実際には、これら以外にもバランス評価はありますが、あくまでも包括的な評価と考えておくべきです。
バランス評価のカットオフ値を参考にしつつ、以下の3つの観察ポイントも理解しておきましょう。
立ち直り反応
立ち直り反応とは、身体が傾斜した際に、頭や体幹、四肢を垂直位に保つために見られる素早い反応のことをいいます。
例えば、電車の中で座席に座りながら居眠りをしていた際に、もう倒れそう・・・という時に、ヒョイと身体を立て直すあの反応のことです。
立ち直り反応は、頚部や体幹の体性感覚や前庭感覚、視覚情報によって身体の揺れを検出し、バランスを保つように働きます。
平衡反応
強い外乱または内乱刺激が加わった際に、立ち直り反応では支持基底面内に重心を保持できない場合にみられます。
具体的には、手や脚を広げたりしてバランスを保とうとする反応のことをいいます。
立位姿勢における安定性を保持するために姿勢戦略として、股関節戦略、足関節戦略などがあります。
若年者では、足関節戦略をとるのに対して、高齢者は足関節の可動域制限や筋力低下、感覚機能の低下などで股関節戦略をとる特徴があります。
保護伸展反応・ステップ反応
支持基底面内から重心が大きく外れると、立ち直り反応や平衡反応では転倒を回避できなくなります。
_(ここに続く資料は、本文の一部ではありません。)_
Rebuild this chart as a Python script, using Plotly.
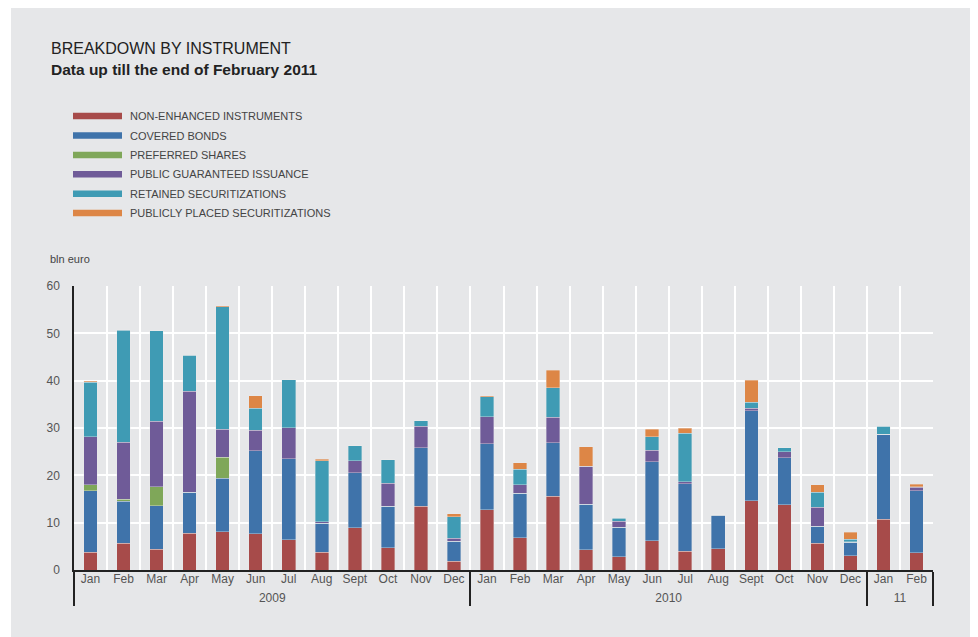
import plotly.graph_objects as go

years = ["2009"] * 12 + ["2010"] * 12 + ["11"] * 2
months = ["Jan", "Feb", "Mar", "Apr", "May", "Jun", "Jul", "Aug", "Sept", "Oct", "Nov", "Dec",
          "Jan", "Feb", "Mar", "Apr", "May", "Jun", "Jul", "Aug", "Sept", "Oct", "Nov", "Dec",
          "Jan", "Feb"]

non_enhanced = [3.7, 5.7, 4.4, 7.8, 8.1, 7.7, 6.4, 3.8, 8.9, 4.7, 13.5, 1.8,
                12.7, 6.8, 15.6, 4.3, 2.8, 6.2, 4.0, 4.5, 14.6, 13.8, 5.7, 3.0,
                10.7, 3.6]
covered_bonds = [13.0, 8.8, 9.2, 8.6, 11.3, 17.5, 17.1, 6.1, 11.6, 8.8, 12.3, 4.3,
                 14.0, 9.4, 11.3, 9.6, 6.2, 16.7, 14.2, 7.1, 19.0, 9.9, 3.5, 2.9,
                 18.0, 13.1]
preferred = [1.3, 0.5, 4.0, 0, 4.4, 0, 0, 0, 0, 0, 0, 0,
             0, 0, 0, 0, 0, 0, 0, 0, 0, 0, 0, 0,
             0, 0]
public_guar = [10.1, 12.0, 13.8, 21.4, 5.9, 4.3, 6.6, 0.3, 2.6, 4.8, 4.6, 0.6,
               5.7, 1.8, 5.4, 8.0, 1.3, 2.4, 0.4, 0.1, 0.6, 1.3, 4.1, 0.1,
               0, 0.8]
retained = [11.6, 23.7, 19.1, 7.6, 25.9, 4.7, 10.1, 12.9, 3.2, 5.0, 1.1, 4.5,
            4.2, 3.3, 6.2, 0, 0.6, 2.9, 10.3, 0, 1.2, 0.8, 3.1, 0.5,
            1.7, 0.1]
public_placed = [0.2, 0.1, 0, 0, 0.2, 2.6, 0, 0.3, 0, 0, 0, 0.7,
                 0.2, 1.4, 3.7, 4.1, 0.1, 1.5, 1.0, 0, 4.7, 0, 1.6, 1.5,
                 0, 0.5]

series = [
    ("NON-ENHANCED INSTRUMENTS", non_enhanced, "#a74b4a"),
    ("COVERED BONDS", covered_bonds, "#3f73aa"),
    ("PREFERRED SHARES", preferred, "#7fa759"),
    ("PUBLIC GUARANTEED ISSUANCE", public_guar, "#6f5b98"),
    ("RETAINED SECURITIZATIONS", retained, "#3f9bb4"),
    ("PUBLICLY PLACED SECURITIZATIONS", public_placed, "#dd8646"),
]

FONT = "Liberation Sans, Arial, sans-serif"
BG = "#e6e7e9"

fig = go.Figure()
for name, vals, col in series:
    fig.add_trace(go.Bar(
        x=[years, months], y=vals, name=name,
        marker=dict(color=col, line=dict(color="rgba(235,235,235,0.6)", width=0.6)),
        showlegend=False,
    ))

OFF = 8  # page body margin
W, H = 978 - OFF, 637 - OFF
ML, MR, MT, MB = 66, 45, 278, 67
PW, PH = W - ML - MR, H - MT - MB


def px2x(x):
    return (x - OFF - ML) / PW


def px2y(y):
    return (H - MB - (y - OFF)) / PH


shapes = [dict(type="rect", xref="paper", yref="paper",
               x0=px2x(11), x1=px2x(990), y0=px2y(6), y1=px2y(650),
               fillcolor=BG, line=dict(width=0), layer="below")]
annotations = [
    dict(text="BREAKDOWN BY INSTRUMENT", x=px2x(49), y=px2y(48), xref="paper", yref="paper",
         xanchor="left", yanchor="middle", showarrow=False,
         font=dict(family=FONT, size=16, color="#222222")),
    dict(text="<b>Data up till the end of February 2011</b>", x=px2x(49), y=px2y(69),
         xref="paper", yref="paper", xanchor="left", yanchor="middle", showarrow=False,
         font=dict(family=FONT, size=15.5, color="#222222")),
    dict(text="bln euro", x=px2x(48), y=px2y(259), xref="paper", yref="paper",
         xanchor="left", yanchor="middle", showarrow=False,
         font=dict(family=FONT, size=11, color="#444444")),
]

leg_y = [116, 135.5, 155, 174.3, 193.7, 213]
for (name, vals, col), ly in zip(series, leg_y):
    shapes.append(dict(type="rect", xref="paper", yref="paper",
                       x0=px2x(73), x1=px2x(122), y0=px2y(ly + 3.3), y1=px2y(ly - 3.3),
                       fillcolor=col, line=dict(width=0)))
    annotations.append(dict(text=name, x=px2x(128), y=px2y(ly), xref="paper", yref="paper",
                            xanchor="left", yanchor="middle", showarrow=False,
                            font=dict(family=FONT, size=11, color="#444444")))

fig.update_layout(
    width=W, height=H,
    margin=dict(l=ML, r=MR, t=MT, b=MB),
    paper_bgcolor="white", plot_bgcolor=BG,
    barmode="stack", bargap=0.59,
    showlegend=False,
    shapes=shapes, annotations=annotations,
    font=dict(family=FONT, size=12, color="#555555"),
    xaxis=dict(
        type="multicategory", tickson="boundaries", showgrid=True, tickangle=0,
        gridcolor="white", gridwidth=2, showline=True, linecolor="#222222", linewidth=1.5,
        ticks="", showdividers=True, dividercolor="#222222", dividerwidth=1.5,
        ticklabelstandoff=-3,
        tickfont=dict(family=FONT, size=12, color="#555555"),
    ),
    yaxis=dict(
        range=[0, 60], dtick=10, showgrid=True, gridcolor="white", gridwidth=2,
        showline=True, linecolor="#222222", linewidth=1.5, zeroline=False, ticks="",
        ticklabelstandoff=10,
        tickfont=dict(family=FONT, size=12, color="#555555"),
    ),
)

fig.write_html("out.html")
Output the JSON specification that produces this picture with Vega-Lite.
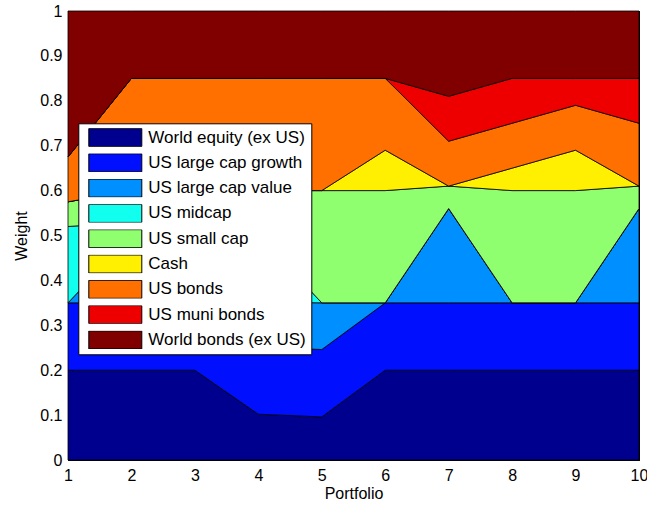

そこで手や足を出して新たに支持基底面をつくる必要があります。
座位で転倒しそうになった際に、咄嗟に手を出す反応のことを保護伸展反応といい、立位で足を出すことをステップ反応や踏み直り反応といいます。
特にパーキンソン病、脳卒中など姿勢反射障害がみられやすい人では、これらの反応が観られるかは重要なポイントになります。
まとめ
実際の臨床で療法士が行うバランス評価について解説しました。
まずは、バランス能力の低下に関係する機能障害を特定し、実際にバランス能力が低いのかを評価していきます。
バランス評価中の姿勢反射や反応を観察していくことで、バランス能力の特徴が把握できるようになってきます。
バランス能力が低いということは、それだけ転倒リスクも高まりやすくなりため、療法士は適切な評価ができるようにしておきましょう。